What to work on:
Print exactly what lies from the line with "Write the D3.js code for this chart." down to the line with "const upload100 = [1.18, 1.01, 0.86, 0.73, 0.545];", counting both of those lines, but not the pictures.
— START Entries —
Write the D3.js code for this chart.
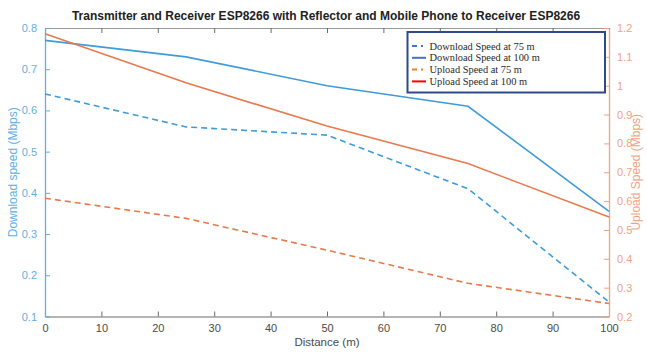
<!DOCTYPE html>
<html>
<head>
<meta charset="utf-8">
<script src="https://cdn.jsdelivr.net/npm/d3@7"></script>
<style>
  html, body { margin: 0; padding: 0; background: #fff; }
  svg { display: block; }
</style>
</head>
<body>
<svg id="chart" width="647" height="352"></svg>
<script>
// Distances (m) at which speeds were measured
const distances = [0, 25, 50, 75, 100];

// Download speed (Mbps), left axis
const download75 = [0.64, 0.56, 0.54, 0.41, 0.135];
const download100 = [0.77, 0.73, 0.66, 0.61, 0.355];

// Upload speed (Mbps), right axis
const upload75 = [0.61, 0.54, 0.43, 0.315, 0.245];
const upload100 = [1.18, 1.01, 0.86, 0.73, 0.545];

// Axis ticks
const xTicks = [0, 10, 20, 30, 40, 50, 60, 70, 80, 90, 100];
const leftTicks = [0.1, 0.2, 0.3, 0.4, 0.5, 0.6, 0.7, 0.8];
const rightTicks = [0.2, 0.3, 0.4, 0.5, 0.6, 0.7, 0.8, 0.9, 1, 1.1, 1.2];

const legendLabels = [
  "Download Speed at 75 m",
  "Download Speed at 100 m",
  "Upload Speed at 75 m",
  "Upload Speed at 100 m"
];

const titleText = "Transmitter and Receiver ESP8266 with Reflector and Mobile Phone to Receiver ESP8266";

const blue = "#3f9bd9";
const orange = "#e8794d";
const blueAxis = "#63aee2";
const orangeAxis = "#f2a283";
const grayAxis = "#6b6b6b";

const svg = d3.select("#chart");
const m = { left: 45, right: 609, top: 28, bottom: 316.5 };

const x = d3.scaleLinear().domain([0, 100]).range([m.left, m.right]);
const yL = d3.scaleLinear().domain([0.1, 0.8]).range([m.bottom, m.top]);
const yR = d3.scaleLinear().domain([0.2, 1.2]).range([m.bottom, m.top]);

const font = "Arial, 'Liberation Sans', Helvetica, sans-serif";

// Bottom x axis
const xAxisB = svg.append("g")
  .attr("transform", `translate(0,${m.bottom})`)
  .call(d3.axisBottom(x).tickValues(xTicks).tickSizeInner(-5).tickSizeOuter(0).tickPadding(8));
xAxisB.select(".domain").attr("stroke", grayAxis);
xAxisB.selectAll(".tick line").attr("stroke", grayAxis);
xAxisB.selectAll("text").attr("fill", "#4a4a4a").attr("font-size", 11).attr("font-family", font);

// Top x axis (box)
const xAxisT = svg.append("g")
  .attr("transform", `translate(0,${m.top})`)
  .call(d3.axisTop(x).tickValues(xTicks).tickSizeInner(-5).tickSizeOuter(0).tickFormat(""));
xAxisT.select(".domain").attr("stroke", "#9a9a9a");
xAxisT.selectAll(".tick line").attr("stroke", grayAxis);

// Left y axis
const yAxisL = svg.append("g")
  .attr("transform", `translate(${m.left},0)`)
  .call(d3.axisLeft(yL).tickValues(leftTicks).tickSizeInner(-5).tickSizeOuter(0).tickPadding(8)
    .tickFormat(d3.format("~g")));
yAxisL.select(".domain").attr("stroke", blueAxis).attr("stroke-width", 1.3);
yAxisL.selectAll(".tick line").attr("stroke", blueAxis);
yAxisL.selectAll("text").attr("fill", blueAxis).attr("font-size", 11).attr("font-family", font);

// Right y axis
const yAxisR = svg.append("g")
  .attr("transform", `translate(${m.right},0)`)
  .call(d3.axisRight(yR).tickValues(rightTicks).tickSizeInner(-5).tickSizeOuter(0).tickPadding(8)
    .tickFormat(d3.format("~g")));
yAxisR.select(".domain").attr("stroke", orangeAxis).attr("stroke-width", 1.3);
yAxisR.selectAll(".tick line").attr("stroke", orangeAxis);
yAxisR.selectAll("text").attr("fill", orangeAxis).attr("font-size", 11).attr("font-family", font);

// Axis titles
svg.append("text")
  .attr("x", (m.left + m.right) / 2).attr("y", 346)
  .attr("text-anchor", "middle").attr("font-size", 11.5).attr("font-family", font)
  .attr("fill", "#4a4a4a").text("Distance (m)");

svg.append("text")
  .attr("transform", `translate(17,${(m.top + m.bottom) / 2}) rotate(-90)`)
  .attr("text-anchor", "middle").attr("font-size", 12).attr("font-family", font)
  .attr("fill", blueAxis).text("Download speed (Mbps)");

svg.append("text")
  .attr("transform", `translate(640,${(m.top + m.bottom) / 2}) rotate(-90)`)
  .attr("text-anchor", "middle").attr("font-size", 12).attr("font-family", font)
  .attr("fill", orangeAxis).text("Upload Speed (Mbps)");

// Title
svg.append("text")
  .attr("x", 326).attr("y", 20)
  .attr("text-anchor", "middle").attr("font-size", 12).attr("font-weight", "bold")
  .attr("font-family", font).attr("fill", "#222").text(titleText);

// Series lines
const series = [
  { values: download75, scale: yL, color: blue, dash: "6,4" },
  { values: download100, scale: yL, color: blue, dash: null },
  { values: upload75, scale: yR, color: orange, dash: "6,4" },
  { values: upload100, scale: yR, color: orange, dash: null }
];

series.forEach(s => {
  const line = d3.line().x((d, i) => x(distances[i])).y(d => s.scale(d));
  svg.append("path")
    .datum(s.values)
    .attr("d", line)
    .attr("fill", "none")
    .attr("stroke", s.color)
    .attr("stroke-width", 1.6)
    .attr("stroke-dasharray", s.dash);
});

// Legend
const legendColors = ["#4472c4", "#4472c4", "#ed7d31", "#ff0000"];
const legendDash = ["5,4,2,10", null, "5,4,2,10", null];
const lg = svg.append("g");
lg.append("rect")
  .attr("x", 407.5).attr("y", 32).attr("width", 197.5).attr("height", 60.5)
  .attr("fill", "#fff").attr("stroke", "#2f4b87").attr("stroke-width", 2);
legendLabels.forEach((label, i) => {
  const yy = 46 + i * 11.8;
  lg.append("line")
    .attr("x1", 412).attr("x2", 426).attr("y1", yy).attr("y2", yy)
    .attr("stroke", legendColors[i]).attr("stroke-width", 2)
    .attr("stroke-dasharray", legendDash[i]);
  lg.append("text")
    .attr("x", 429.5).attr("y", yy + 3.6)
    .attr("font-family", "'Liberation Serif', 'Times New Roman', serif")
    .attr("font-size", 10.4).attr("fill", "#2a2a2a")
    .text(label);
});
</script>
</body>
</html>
— END Entries —
— START Entries —
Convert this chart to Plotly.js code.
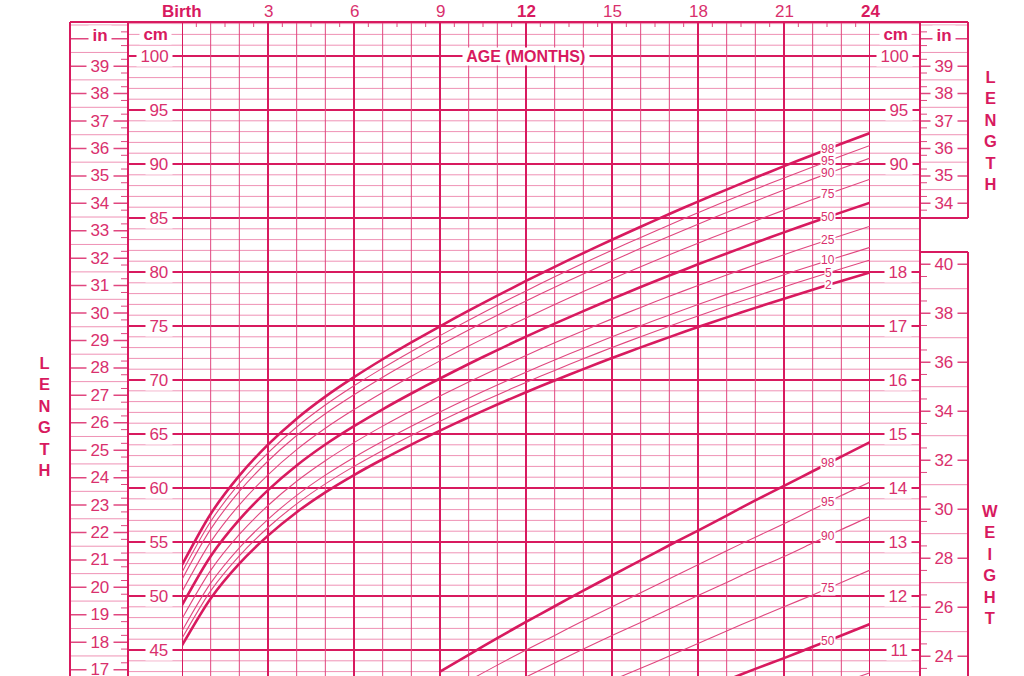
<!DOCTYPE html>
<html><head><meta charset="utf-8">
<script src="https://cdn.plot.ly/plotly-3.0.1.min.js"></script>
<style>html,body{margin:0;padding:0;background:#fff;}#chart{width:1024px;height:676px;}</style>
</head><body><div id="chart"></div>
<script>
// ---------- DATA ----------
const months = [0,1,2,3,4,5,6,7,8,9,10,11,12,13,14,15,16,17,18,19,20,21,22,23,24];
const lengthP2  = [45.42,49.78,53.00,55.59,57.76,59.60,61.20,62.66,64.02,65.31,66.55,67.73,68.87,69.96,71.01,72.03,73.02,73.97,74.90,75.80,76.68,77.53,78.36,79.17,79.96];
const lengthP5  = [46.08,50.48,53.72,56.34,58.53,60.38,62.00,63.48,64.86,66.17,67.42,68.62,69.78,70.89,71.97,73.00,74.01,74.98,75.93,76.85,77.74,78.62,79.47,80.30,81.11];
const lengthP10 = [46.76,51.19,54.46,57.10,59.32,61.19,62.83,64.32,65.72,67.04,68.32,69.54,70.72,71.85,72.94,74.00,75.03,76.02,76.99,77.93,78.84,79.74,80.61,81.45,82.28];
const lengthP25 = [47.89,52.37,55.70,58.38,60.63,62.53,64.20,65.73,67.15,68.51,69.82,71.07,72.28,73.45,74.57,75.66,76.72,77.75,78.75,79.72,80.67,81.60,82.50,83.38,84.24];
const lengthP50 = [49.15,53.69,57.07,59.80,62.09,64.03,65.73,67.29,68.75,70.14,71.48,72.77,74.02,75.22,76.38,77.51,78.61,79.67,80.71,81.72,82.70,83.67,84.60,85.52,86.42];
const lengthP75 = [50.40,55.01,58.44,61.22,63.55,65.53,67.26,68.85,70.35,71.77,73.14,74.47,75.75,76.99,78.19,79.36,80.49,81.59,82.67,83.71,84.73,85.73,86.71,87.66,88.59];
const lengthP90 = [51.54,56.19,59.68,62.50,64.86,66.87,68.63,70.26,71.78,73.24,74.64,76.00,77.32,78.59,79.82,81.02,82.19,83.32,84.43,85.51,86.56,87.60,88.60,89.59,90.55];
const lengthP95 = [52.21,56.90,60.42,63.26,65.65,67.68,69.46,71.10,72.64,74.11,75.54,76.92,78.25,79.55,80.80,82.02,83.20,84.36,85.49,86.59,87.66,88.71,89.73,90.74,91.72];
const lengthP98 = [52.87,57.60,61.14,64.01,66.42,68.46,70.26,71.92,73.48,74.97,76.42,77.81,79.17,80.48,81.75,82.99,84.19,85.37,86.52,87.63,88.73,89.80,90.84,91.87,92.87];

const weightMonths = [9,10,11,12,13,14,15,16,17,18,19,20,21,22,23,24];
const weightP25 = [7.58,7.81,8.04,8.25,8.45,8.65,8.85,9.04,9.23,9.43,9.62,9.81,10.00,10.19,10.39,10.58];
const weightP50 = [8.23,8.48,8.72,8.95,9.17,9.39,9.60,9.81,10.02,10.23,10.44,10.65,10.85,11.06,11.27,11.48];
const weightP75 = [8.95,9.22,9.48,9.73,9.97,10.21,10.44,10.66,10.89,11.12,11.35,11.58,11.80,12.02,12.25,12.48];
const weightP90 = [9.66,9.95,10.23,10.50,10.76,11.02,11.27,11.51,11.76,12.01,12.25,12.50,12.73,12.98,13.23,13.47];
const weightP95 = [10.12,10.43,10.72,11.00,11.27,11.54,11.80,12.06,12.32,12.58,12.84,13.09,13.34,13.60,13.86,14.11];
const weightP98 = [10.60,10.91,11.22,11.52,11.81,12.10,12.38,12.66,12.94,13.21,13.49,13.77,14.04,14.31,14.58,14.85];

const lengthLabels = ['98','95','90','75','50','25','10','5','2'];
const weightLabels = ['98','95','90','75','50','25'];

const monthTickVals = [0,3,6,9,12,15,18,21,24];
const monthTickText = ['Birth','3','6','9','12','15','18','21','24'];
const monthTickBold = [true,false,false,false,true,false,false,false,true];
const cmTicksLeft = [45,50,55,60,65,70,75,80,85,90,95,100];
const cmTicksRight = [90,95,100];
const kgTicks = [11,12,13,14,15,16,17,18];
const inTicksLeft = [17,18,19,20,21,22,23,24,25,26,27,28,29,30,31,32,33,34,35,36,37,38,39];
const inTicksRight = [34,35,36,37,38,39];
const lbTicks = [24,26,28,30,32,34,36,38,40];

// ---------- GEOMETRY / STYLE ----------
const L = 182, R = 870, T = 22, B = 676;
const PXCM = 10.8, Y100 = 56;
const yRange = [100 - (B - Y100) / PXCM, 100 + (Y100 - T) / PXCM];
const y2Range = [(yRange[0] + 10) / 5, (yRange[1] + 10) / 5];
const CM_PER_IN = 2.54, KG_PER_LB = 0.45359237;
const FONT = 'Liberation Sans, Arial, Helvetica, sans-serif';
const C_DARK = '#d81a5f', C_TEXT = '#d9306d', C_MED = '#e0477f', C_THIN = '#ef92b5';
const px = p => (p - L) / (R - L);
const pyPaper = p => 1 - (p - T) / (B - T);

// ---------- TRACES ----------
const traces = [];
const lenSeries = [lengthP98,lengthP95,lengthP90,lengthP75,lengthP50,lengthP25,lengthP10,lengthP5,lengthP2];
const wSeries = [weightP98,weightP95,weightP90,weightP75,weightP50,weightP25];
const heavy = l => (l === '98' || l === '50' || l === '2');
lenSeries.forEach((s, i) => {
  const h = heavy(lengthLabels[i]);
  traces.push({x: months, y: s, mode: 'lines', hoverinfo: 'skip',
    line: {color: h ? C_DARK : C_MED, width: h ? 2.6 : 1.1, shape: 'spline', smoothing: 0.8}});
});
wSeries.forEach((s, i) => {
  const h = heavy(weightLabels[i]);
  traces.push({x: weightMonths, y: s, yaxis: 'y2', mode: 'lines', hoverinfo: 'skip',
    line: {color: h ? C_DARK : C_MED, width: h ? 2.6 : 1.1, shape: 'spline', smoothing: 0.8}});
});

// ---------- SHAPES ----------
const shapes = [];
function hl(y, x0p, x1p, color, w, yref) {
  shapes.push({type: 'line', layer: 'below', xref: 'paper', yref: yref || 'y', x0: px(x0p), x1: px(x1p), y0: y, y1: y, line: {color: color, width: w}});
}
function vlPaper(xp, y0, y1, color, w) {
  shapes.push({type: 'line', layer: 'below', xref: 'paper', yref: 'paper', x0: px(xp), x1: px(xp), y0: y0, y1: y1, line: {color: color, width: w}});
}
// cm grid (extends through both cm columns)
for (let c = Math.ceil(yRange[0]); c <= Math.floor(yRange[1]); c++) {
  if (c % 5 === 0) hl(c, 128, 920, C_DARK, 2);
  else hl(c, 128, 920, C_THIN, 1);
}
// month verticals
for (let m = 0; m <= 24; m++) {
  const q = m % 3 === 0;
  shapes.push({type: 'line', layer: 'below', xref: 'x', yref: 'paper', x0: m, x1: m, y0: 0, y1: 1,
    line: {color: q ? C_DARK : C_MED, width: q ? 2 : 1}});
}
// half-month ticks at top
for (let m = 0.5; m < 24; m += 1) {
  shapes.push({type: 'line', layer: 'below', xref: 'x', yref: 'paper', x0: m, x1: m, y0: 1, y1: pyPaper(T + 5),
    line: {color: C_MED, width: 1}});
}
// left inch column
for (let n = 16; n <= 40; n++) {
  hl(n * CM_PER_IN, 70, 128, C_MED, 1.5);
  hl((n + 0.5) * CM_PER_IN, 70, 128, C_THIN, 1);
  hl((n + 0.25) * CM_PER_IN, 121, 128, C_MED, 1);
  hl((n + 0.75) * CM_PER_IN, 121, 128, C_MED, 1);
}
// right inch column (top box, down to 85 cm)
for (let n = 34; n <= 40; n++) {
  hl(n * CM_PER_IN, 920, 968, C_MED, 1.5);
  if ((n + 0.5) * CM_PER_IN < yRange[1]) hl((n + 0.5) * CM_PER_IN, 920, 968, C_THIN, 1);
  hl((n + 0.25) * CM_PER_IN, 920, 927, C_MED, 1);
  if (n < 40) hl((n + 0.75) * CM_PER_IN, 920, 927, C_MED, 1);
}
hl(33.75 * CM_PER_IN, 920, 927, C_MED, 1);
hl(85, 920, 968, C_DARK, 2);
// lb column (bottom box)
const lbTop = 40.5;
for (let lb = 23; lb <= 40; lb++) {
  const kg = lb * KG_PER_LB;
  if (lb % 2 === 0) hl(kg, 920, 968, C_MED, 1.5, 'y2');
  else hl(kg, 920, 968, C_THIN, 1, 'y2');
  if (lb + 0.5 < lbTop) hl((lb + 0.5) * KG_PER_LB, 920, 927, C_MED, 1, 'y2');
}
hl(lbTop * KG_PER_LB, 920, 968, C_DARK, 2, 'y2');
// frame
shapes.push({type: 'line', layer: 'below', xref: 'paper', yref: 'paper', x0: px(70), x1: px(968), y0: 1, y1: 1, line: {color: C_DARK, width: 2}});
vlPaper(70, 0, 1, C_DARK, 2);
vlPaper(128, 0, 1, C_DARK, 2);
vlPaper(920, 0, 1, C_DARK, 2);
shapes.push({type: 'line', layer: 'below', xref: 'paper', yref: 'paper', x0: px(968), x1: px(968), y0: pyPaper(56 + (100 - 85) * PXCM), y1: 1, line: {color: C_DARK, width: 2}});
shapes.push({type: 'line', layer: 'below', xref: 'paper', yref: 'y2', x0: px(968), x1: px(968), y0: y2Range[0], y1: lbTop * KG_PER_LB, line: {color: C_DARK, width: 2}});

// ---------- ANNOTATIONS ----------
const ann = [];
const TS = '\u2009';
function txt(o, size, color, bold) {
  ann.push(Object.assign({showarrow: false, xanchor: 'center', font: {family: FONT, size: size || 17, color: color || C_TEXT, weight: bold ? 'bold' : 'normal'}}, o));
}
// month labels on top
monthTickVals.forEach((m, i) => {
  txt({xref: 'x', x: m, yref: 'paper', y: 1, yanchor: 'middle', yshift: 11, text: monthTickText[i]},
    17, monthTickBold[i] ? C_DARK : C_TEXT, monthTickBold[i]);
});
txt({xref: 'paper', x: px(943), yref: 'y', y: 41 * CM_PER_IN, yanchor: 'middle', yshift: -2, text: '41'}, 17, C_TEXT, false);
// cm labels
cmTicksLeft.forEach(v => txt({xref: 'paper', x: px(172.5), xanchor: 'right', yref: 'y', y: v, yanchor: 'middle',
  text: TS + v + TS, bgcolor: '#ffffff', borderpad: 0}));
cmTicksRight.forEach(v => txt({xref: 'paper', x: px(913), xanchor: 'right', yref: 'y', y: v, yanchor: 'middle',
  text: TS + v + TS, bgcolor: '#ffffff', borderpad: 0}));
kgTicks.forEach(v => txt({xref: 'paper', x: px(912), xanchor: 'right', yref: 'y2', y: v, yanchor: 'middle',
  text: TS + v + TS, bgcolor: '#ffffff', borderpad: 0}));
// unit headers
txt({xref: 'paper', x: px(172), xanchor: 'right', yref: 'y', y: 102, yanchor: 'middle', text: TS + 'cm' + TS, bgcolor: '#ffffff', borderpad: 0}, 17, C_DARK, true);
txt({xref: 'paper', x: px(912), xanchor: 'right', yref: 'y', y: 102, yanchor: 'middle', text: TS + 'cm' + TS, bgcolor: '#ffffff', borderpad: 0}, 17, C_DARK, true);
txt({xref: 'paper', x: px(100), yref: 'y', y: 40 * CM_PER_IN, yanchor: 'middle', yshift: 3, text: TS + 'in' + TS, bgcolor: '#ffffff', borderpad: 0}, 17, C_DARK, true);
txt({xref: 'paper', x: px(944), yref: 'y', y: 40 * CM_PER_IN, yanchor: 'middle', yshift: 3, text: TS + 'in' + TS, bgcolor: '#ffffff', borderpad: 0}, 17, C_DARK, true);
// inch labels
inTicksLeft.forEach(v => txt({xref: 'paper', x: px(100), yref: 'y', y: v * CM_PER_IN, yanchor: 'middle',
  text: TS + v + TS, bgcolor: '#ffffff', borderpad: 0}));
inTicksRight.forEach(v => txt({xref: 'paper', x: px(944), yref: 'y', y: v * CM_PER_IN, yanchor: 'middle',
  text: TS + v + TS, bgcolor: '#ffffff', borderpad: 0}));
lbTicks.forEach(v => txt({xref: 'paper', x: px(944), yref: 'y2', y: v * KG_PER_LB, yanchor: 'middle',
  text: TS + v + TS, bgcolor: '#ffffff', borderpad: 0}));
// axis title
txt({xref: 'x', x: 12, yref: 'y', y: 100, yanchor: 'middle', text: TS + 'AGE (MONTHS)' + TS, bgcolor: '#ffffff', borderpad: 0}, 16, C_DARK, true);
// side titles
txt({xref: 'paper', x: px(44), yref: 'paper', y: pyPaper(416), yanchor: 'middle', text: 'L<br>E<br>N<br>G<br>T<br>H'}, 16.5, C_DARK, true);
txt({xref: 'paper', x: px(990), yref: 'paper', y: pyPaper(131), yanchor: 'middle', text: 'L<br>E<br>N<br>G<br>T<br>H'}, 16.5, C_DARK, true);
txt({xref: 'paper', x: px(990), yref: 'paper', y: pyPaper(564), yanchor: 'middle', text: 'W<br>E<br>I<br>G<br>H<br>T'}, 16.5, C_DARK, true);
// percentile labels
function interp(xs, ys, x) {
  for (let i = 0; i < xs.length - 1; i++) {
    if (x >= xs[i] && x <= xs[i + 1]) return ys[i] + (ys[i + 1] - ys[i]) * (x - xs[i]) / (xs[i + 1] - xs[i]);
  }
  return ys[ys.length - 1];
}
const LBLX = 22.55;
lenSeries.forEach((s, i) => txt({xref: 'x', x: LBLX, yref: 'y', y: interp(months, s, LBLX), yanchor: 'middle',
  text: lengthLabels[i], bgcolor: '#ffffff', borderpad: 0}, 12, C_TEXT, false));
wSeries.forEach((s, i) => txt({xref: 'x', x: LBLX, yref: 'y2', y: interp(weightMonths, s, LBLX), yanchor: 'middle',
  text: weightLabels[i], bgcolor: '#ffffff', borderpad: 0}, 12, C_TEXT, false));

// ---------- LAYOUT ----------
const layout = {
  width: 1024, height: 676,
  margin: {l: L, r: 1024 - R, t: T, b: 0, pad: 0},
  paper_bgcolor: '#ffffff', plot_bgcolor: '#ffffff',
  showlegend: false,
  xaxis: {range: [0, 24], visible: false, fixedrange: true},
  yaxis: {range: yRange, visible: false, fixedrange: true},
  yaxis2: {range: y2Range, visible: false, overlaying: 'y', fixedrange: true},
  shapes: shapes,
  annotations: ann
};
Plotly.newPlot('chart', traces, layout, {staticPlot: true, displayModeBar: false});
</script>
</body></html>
— END Entries —
Result of this task:
Write the D3.js code for this chart.
<!DOCTYPE html>
<html>
<head>
<meta charset="utf-8">
<script src="https://cdn.jsdelivr.net/npm/d3@7"></script>
<style>
  html, body { margin: 0; padding: 0; background: #fff; }
  svg { display: block; }
</style>
</head>
<body>
<svg id="chart" width="647" height="352"></svg>
<script>
// Distances (m) at which speeds were measured
const distances = [0, 25, 50, 75, 100];

// Download speed (Mbps), left axis
const download75 = [0.64, 0.56, 0.54, 0.41, 0.135];
const download100 = [0.77, 0.73, 0.66, 0.61, 0.355];

// Upload speed (Mbps), right axis
const upload75 = [0.61, 0.54, 0.43, 0.315, 0.245];
const upload100 = [1.18, 1.01, 0.86, 0.73, 0.545];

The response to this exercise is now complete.